How Red States Could Leapfrog Blue States In Foundational Energy Tech
Healthy partisanship and a yearning to get things back "how they used to be" can drive progress for everyone
Given that it will require an all-of-nation effort to wean off fossil fuels while continuing to meet America’s growing energy needs, an idea I have been pondering is how America’s Red States can match or even leapfrog Blue States in certain kinds of advanced energy production.
It’s not crazy to think that Red States can eventually be serious competitors with Blue States in producing cheap, clean, reliable energy—and that this would be good for all of America (and beyond).
The news that Bill Gates is looking to West Virginia (where Trump won a whopping 68% of the vote in 2020) as a home for nuclear energy innovation really motivated me to write more about this prospect.
Microsoft co-founder Gates, who visited a closed down coal-fired plant in Glasgow, West Virginia on Monday, called the West Virginia’s Legislature’s decision last year to repeal the state’s ban on nuclear power facilities “quite impressive” and said he’s looking for sites to expand his nuclear energy development efforts to the east coast.
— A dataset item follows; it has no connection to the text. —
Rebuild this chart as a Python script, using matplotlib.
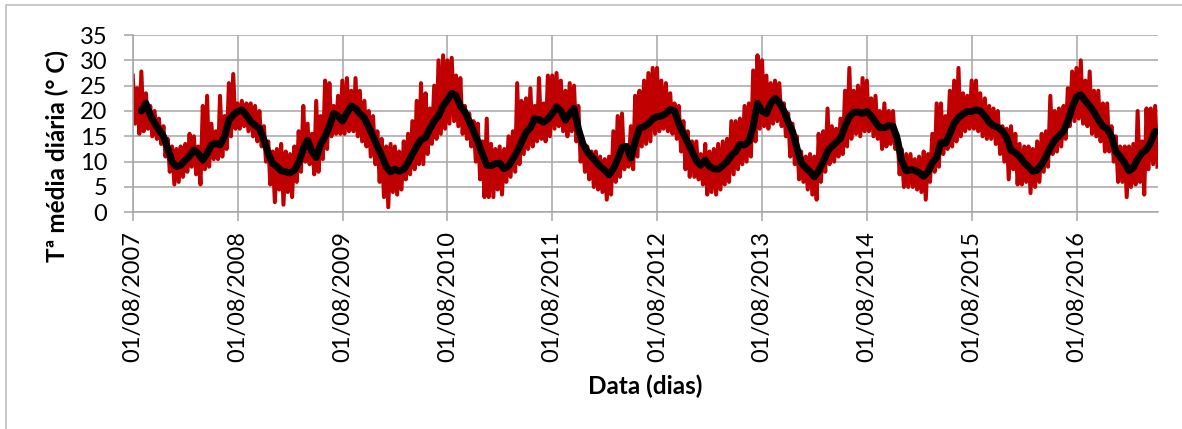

West Virginia’s new law has opened the door for Gates—who cofounded nuclear power company TerraPower—to discuss turning the coal-fired plant into a nuclear energy plant.
“Really, I think six months ago we really weren’t on their radar much at all, nuclear wasn’t, but the Legislature did say, ‘Okay, we’re open-minded to nuclear’ and that was quite impressive,” Gates said of the organization in charge of the coal-fired plant.
There are a few reasons why Red States like West Virginia might be more likely to accelerate the adoption of nuclear energy in the U.S.:
Red States have economies that are heavily dependent on fossil fuels, such as oil and coal. Nuclear power can provide a cleaner alternative to these fossil fuels, without requiring a significant change to the existing energy infrastructure. Additionally, the technology of advanced nuclear reactors have improved in recent years and have become more affordable and easier to maintain. This also makes it an attractive option as an alternative to fossil fuels.
Additionally, many Red States have a strong presence of the energy and manufacturing industry, this can make it more likely for them to support the construction and maintenance of nuclear power plants, as it would bring jobs and economic growth.
Also, conservatives care a lot about energy independence. And investing in nuclear would further reduce the need for the U.S to import energy from other countries, even as the U.S. phases off of fossil fuels.
Finally, nuclear energy might be appealing to Red States for the purpose of outcompeting Blue States in producing advanced energy technologies. The motivation can be partially motivated by partisanship, but it’s not a bad thing for conservatives to be excited about nuclear, and push for innovation in nuclear so that it outcompete solar and wind (at least, in some regards). A great political win for Red States would be being able to produce clean energy at a lower cost than Blue States.
Red States could really benefit from embracing nuclear and other advanced energy technologies. And many of its residents understand this.
Anthony Smith, a bus driver whose grandparents lived in Glasgow and whose parents worked at the coal plant before it closed, said the town of less than 1,000 is in need of a boost: “This town needs rejuvenating, honestly. It was different back then, you know? I’d love to see things back how they used to be, that’s probably what a lot of people feel anywhere they’re from that has an area that’s struggling, they just want to see it get better.”
A mix of healthy partisanship, need for high quality energy and manufacturing jobs, and ability to repurpose fossil fuel infrastructure could make Red States the perfect places to accelerate advanced energy production.
Understanding the complex mix of needs and values of different communities—whether Red, Blue, or something else altogether—is essential to understanding how they can be motivated to help level up America.
The Solutionists who are willing to meet people where they’re at while pushing for the development of foundational tech like next-gen nuclear energy are the leaders we need to get to America 2.0.